I found this link at
cnyhiking.com with photos and a youtube video.
Mom, Dad and I walked this hike on my last day in the Mountains. It's supposedly the shortest maintained trail, at a whopping one-tenth of a mile. If you start to the right of the loop, it takes you up a steep hill where you can see the huge white pines that give the trail it's name. Not only are the trees exceptionally large around their girth but they were extremely tall which was hard to adequately photograph.
Maybe you can see in the photo to your left - if Dad and I had been on level ground we might have been able to touch finger tips...but there was probably a lot of space still on the far side of the tree.
Does this help you get even a hint of how tall these trees are?
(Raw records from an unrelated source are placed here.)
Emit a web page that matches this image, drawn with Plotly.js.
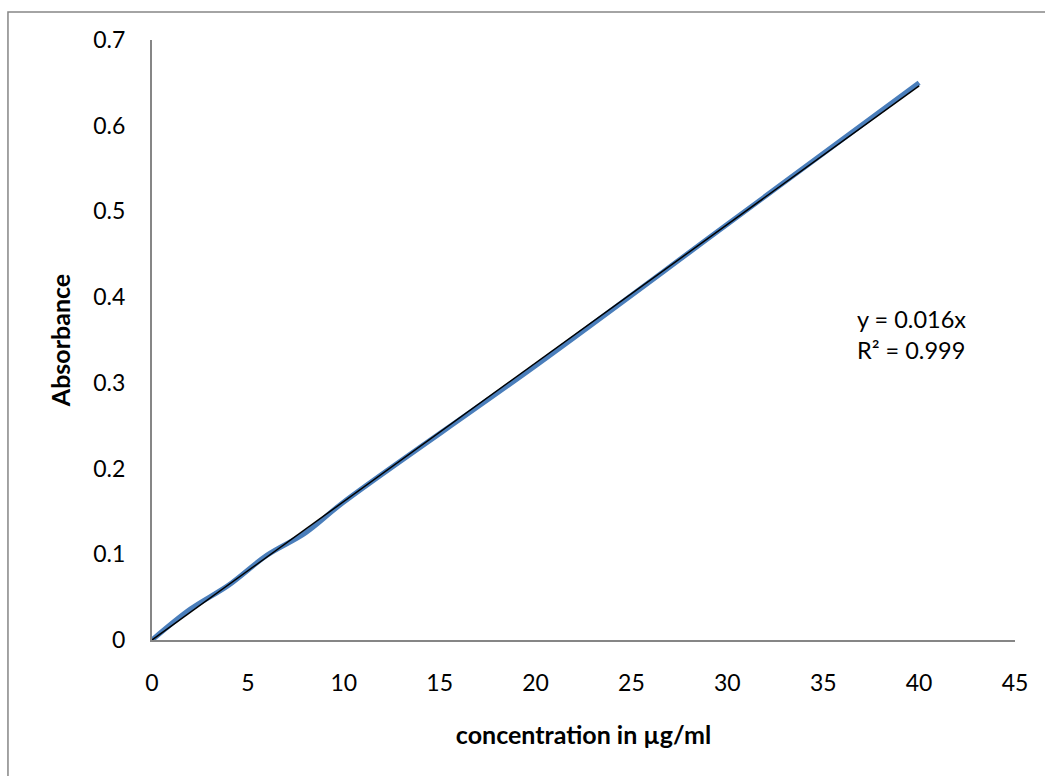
<!DOCTYPE html>
<html>
<head>
<meta charset="utf-8">
<script src="https://cdn.plot.ly/plotly-3.0.1.min.js"></script>
<style>html,body{margin:0;padding:0;background:#fff;}#chart{width:1045px;height:776px;}</style>
</head>
<body>
<div id="chart"></div>
<script>
const concentration = [0, 2, 4, 6, 8, 10, 20, 30, 40];
const absorbance = [0, 0.036, 0.064, 0.099, 0.125, 0.161, 0.32, 0.485, 0.65];
const trendSlope = 0.01616;
const trendX = [0, 40];
const trendY = trendX.map(x => trendSlope * x);
const equationText = "y = 0.016x<br>R² = 0.999";
const xTitle = "concentration in µg/ml";
const yTitle = "Absorbance";

const FONT = "Lato, Open Sans, sans-serif";

const data = [
  {x: concentration, y: absorbance, type: 'scatter', mode: 'lines',
   line: {color: '#4A7EBB', width: 5, shape: 'spline', smoothing: 1}, hoverinfo: 'skip'},
  {x: trendX, y: trendY, type: 'scatter', mode: 'lines',
   line: {color: '#000000', width: 1.5}, hoverinfo: 'skip'}
];

const layout = {
  width: 1045, height: 776,
  margin: {l: 152, r: 30, t: 40, b: 136},
  paper_bgcolor: '#ffffff', plot_bgcolor: '#ffffff',
  showlegend: false,
  font: {family: FONT, size: 23, color: '#000'},
  xaxis: {
    range: [0, 45], dtick: 5, tick0: 0, showgrid: false, zeroline: false,
    showline: true, linecolor: '#868686', linewidth: 2, ticks: '',
    ticklabelstandoff: 21,
    tickfont: {family: FONT, size: 23, color: '#000'},
    title: {text: xTitle, font: {family: FONT, size: 25, color: '#000', weight: 'bold'}, standoff: 32}
  },
  yaxis: {
    range: [0, 0.7], dtick: 0.1, tick0: 0, showgrid: false, zeroline: false,
    showline: true, linecolor: '#868686', linewidth: 2, ticks: '',
    ticklabelstandoff: 20,
    tickfont: {family: FONT, size: 23, color: '#000'},
    title: {text: yTitle, font: {family: FONT, size: 25, color: '#000', weight: 'bold'}, standoff: 16}
  },
  annotations: [{
    x: 36.65, y: 0.357, xref: 'x', yref: 'y', text: equationText,
    showarrow: false, xanchor: 'left', yanchor: 'middle', align: 'left',
    font: {family: FONT, size: 23.5, color: '#000'}
  }],
  shapes: [{
    type: 'rect', xref: 'paper', yref: 'paper',
    x0: -0.1669, x1: 2, y0: -2, y1: 1.0467,
    line: {color: '#868686', width: 1.5}, fillcolor: 'rgba(0,0,0,0)', layer: 'below'
  }]
};

Plotly.newPlot('chart', data, layout, {staticPlot: true, displayModeBar: false});
</script>
</body>
</html>
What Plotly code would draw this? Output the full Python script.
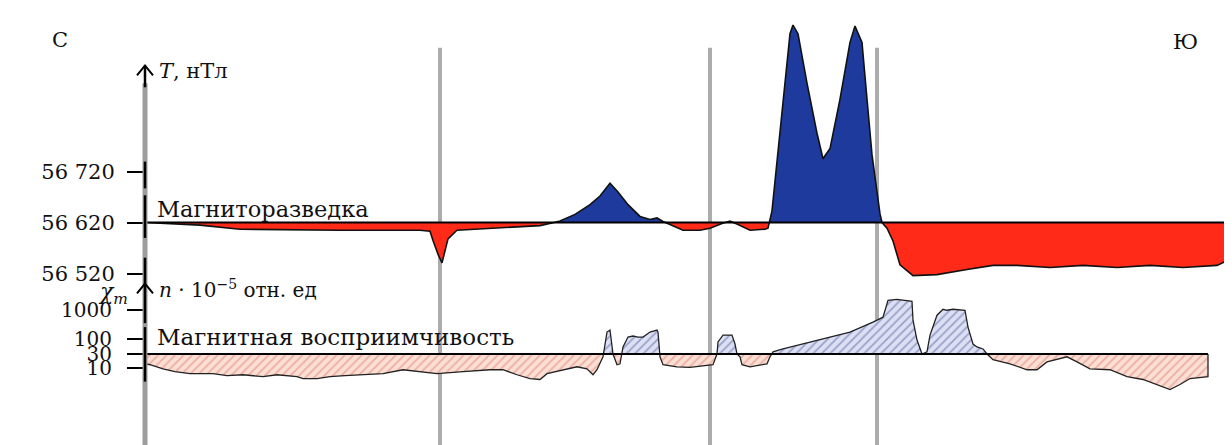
import numpy as np
import plotly.graph_objects as go

# ---------------- data (distance along profile, arbitrary units) ----------------
dist_T = [0, 55, 95, 195, 275, 285, 288, 293, 297, 300, 303, 312, 362, 395, 407, 415,
          430, 445, 455, 465, 473, 483, 495, 505, 512, 518, 525, 538, 555, 565, 577, 585,
          593, 605, 620, 623, 627, 631, 635, 640, 645, 648, 653, 662, 672, 678, 685, 695,
          705, 710, 717, 722, 727, 732, 735, 737, 742, 748, 755, 768, 792, 822, 848, 872,
          905, 938, 972, 1005, 1038, 1072, 1082, 1083]
field_T = [56620, 56615, 56607, 56605, 56605, 56603, 56585, 56558, 56541, 56563, 56588, 56605,
           56611, 56614, 56619, 56623, 56636, 56655, 56672, 56697, 56680, 56655, 56632, 56626,
           56629, 56622, 56616, 56605, 56605, 56609, 56618, 56623, 56616, 56605, 56607, 56609,
           56643, 56720, 56798, 56900, 56990, 57007, 56990, 56893, 56795, 56745, 56765, 56862,
           56973, 57005, 56973, 56862, 56753, 56680, 56637, 56620, 56609, 56584, 56537, 56516,
           56518, 56528, 56536, 56536, 56532, 56536, 56532, 56536, 56532, 56536, 56545, 56620]
T_base = 56620

dist_chi = [0, 5, 18, 30, 45, 68, 82, 98, 118, 132, 152, 158, 172, 185, 200, 218, 238, 258,
            272, 292, 318, 345, 358, 372, 385, 395, 402, 418, 432, 442, 448, 452, 458, 462,
            465, 468, 472, 475, 478, 483, 488, 493, 498, 505, 512, 513, 515, 518, 532, 545,
            558, 568, 572, 573, 578, 587, 590, 592, 595, 597, 605, 622, 625, 628, 638, 672,
            705, 728, 738, 743, 752, 767, 768, 772, 777, 782, 785, 792, 798, 802, 808, 820,
            823, 828, 832, 838, 842, 848, 865, 882, 892, 902, 922, 932, 945, 965, 982, 998,
            1012, 1025, 1035, 1045, 1063, 1063]
chi_vals = [14, 12.7, 9.2, 7.3, 6.2, 6.2, 5.3, 5.7, 4.9, 5.7, 4.9, 4.2, 4.2, 4.9, 5.3, 5.7,
            6.2, 8.5, 7.3, 6.2, 7.3, 8.5, 8.5, 5.7, 4.2, 3.9, 6.2, 8.5, 10.8, 9.2, 5.7, 8.5,
            24, 174, 204, 30, 12.7, 13.7, 53, 117, 127, 117, 117, 174, 204, 174, 24, 12.7,
            10.8, 10.3, 11.5, 12.7, 30, 79, 137, 137, 67, 30, 24, 12.7, 10.8, 13.7, 24, 36,
            45, 92, 174, 385, 574, 2212, 2395, 2043, 452, 92, 30, 36, 137, 673, 1083, 1000,
            1083, 1000, 259, 67, 53, 45, 30, 19, 13.7, 8.5, 8.5, 16, 24, 16, 9.2, 8.5, 4.9,
            3.9, 2.6, 1.74, 2.6, 4.2, 4.9, 30]
chi_base = 30

boundaries = [295, 565, 732]

T_ticks = [56520, 56620, 56720]
T_ticktext = ["56 520", "56 620", "56 720"]
chi_ticks = [10, 30, 100, 1000]
chi_ticktext = ["10", "30", "100", "1000"]

# ---------------- geometry helpers ----------------
# The page body adds an 8px offset, so layout is expressed in target-picture pixels
# and shifted back by OFF.
W, H = 1232, 445
OFF = 8
AX_PX = 145           # target x of the vertical axis
RIGHT_PX = 1228       # target x of the right end of the profile
L = AX_PX - OFF
R = W - (RIGHT_PX - OFF)
PW = W - L - R


def xp(px):
    return (px - AX_PX) / PW


def yp(py):
    return 1 - (py - OFF) / H


def split_fill(x, y, base, log=False):
    x = np.asarray(x, float)
    y = np.asarray(y, float)
    t = np.log10(y) if log else y.copy()
    b = np.log10(base) if log else float(base)
    xs, ts = [x[0]], [t[0]]
    for i in range(1, len(x)):
        d0, d1 = t[i - 1] - b, t[i] - b
        if d0 * d1 < 0:
            f = d0 / (d0 - d1)
            xs.append(x[i - 1] + f * (x[i] - x[i - 1]))
            ts.append(b)
        xs.append(x[i])
        ts.append(t[i])
    xs, ts = np.array(xs), np.array(ts)
    up, dn = np.maximum(ts, b), np.minimum(ts, b)
    if log:
        up, dn = 10 ** up, 10 ** dn
    return xs, up, dn


FONT = "DejaVu Serif"
fig = go.Figure()

# ---- total field (T) ----
xs, up, dn = split_fill(dist_T, field_T, T_base)
baseT = np.full(len(xs), T_base)
fig.add_trace(go.Scatter(x=xs, y=baseT, mode="lines", line=dict(width=0), hoverinfo="skip", yaxis="y"))
fig.add_trace(go.Scatter(x=xs, y=up, mode="lines", line=dict(width=0), fill="tonexty",
                         fillcolor="#1d3a9c", hoverinfo="skip", yaxis="y"))
fig.add_trace(go.Scatter(x=xs, y=baseT, mode="lines", line=dict(width=0), hoverinfo="skip", yaxis="y"))
fig.add_trace(go.Scatter(x=xs, y=dn, mode="lines", line=dict(width=0), fill="tonexty",
                         fillcolor="#ff2a18", hoverinfo="skip", yaxis="y"))
fig.add_trace(go.Scatter(x=dist_T, y=field_T, mode="lines", line=dict(color="#111", width=1.6),
                         yaxis="y"))
fig.add_trace(go.Scatter(x=[dist_T[0], dist_T[-1]], y=[T_base, T_base], mode="lines",
                         line=dict(color="black", width=2), yaxis="y"))

# ---- susceptibility (log) ----
xs2, up2, dn2 = split_fill(dist_chi, chi_vals, chi_base, log=True)
baseC = np.full(len(xs2), chi_base)
fig.add_trace(go.Scatter(x=xs2, y=baseC, mode="lines", line=dict(width=0), hoverinfo="skip", yaxis="y2"))
fig.add_trace(go.Scatter(x=xs2, y=up2, mode="lines", line=dict(width=0), fill="tonexty",
                         fillcolor="#dde0f4",
                         fillpattern=dict(shape="/", bgcolor="#dde0f4", fgcolor="#53639c",
                                          size=6, solidity=0.3),
                         hoverinfo="skip", yaxis="y2"))
fig.add_trace(go.Scatter(x=xs2, y=baseC, mode="lines", line=dict(width=0), hoverinfo="skip", yaxis="y2"))
fig.add_trace(go.Scatter(x=xs2, y=dn2, mode="lines", line=dict(width=0), fill="tonexty",
                         fillcolor="#fbded4",
                         fillpattern=dict(shape="/", bgcolor="#fbded4", fgcolor="#dc7e6c",
                                          size=6, solidity=0.3),
                         hoverinfo="skip", yaxis="y2"))
fig.add_trace(go.Scatter(x=dist_chi, y=chi_vals, mode="lines", line=dict(color="#222", width=1.3),
                         yaxis="y2"))
fig.add_trace(go.Scatter(x=[dist_chi[0], dist_chi[-1]], y=[chi_base, chi_base], mode="lines",
                         line=dict(color="black", width=2), yaxis="y2"))

# ---------------- shapes ----------------
shapes = []
for b in boundaries:
    shapes.append(dict(type="line", xref="x", yref="paper", x0=b, x1=b, y0=yp(48), y1=0,
                       line=dict(color="#acacac", width=4), layer="below"))
# vertical axis: grey core with black segments
shapes.append(dict(type="line", xref="paper", yref="paper", x0=0, x1=0, y0=yp(84), y1=0,
                   line=dict(color="#9c9c9c", width=5)))
for a, b in [(66, 88), (163, 190), (197, 240), (260, 326), (330, 385)]:
    shapes.append(dict(type="line", xref="paper", yref="paper", x0=0, x1=0, y0=yp(a), y1=yp(b),
                       line=dict(color="black", width=2.5)))
# arrow chevrons
for tip in (66, 286):
    path = f"M {xp(137)} {yp(tip + 10)} L {xp(145)} {yp(tip)} L {xp(153)} {yp(tip + 10)}"
    shapes.append(dict(type="path", xref="paper", yref="paper", path=path,
                       line=dict(color="black", width=2)))


# ---------------- text ----------------
def txt(text, px, py, xanchor="left", size=20):
    return dict(text=text, xref="paper", yref="paper", x=xp(px), y=yp(py), showarrow=False,
                xanchor=xanchor, yanchor="middle", font=dict(family=FONT, size=size, color="#111"))


annotations = [
    txt("С", 60, 40, "center", 21),
    txt("Ю", 1185, 42, "center", 21),
    txt("<i>T</i>, нТл", 157, 72, "left", 21),
    txt("Магниторазведка", 155, 211, "left", 22.5),
    txt("<i>n</i> · 10<sup>−5</sup> отн. ед", 157, 292, "left", 20),
    txt("<i>χ<sub>m</sub></i>", 130, 296, "right", 22),
    txt("Магнитная восприимчивость", 155, 340, "left", 23),
]

T_range = [T_base - (284 - 224.5) / 0.515, T_base + (224.5 - 18) / 0.515]
chi_bottom_px = H + OFF
chi_range = [3 - (chi_bottom_px - 313) / 29, 3 + (313 - 286) / 29]

fig.update_layout(
    width=W, height=H,
    margin=dict(l=L, r=R, t=0, b=0),
    paper_bgcolor="white", plot_bgcolor="white",
    showlegend=False,
    shapes=shapes, annotations=annotations,
    xaxis=dict(visible=False, range=[dist_T[0], dist_T[-1]]),
    yaxis=dict(domain=[yp(284), yp(18)], range=T_range, showgrid=False, zeroline=False,
               showline=False, ticks="outside", ticklen=17, tickwidth=2, tickcolor="black",
               tickvals=T_ticks, ticktext=T_ticktext, ticklabelstandoff=8,
               tickfont=dict(family=FONT, size=21, color="#111")),
    yaxis2=dict(domain=[0, yp(286)], type="log", range=chi_range, anchor="x", showgrid=False,
                zeroline=False, showline=False, ticks="outside", ticklen=17, tickwidth=2,
                tickcolor="black", tickvals=chi_ticks, ticktext=chi_ticktext,
                ticklabelstandoff=11, tickfont=dict(family=FONT, size=20, color="#111")),
)

fig.write_html("out.html")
Their root systems were massive.
At the turning point in the trail loop, is this plaque to a local vet. Mom & Dad had just hiked this trail three days before and there were only 3 pennies then...
The plaque used to be on this white pine, just behind the stone memorial, which was hit by lighting somewhere in the last 20 years - Dad can remember hiking this trail when the plaque was still on the tree. I didn't photograph it but you could see where the tree had grown around the plaque over the years.
Dad posed for me and was pleased as punch that he had a patriotic shirt on to match the flag.
While fiddling with camera settings I remembered that my camera has a color accent feature. I really need to play with this feature more often.
It's quite subtle but the moss is still green in this B&W photo of the top of the tree where it landed how every many years ago
Can you see the patina on the plaque?
(Check out the tree to see where the plaque used to be)
Or the red on the flag? The soil also reflects a little red.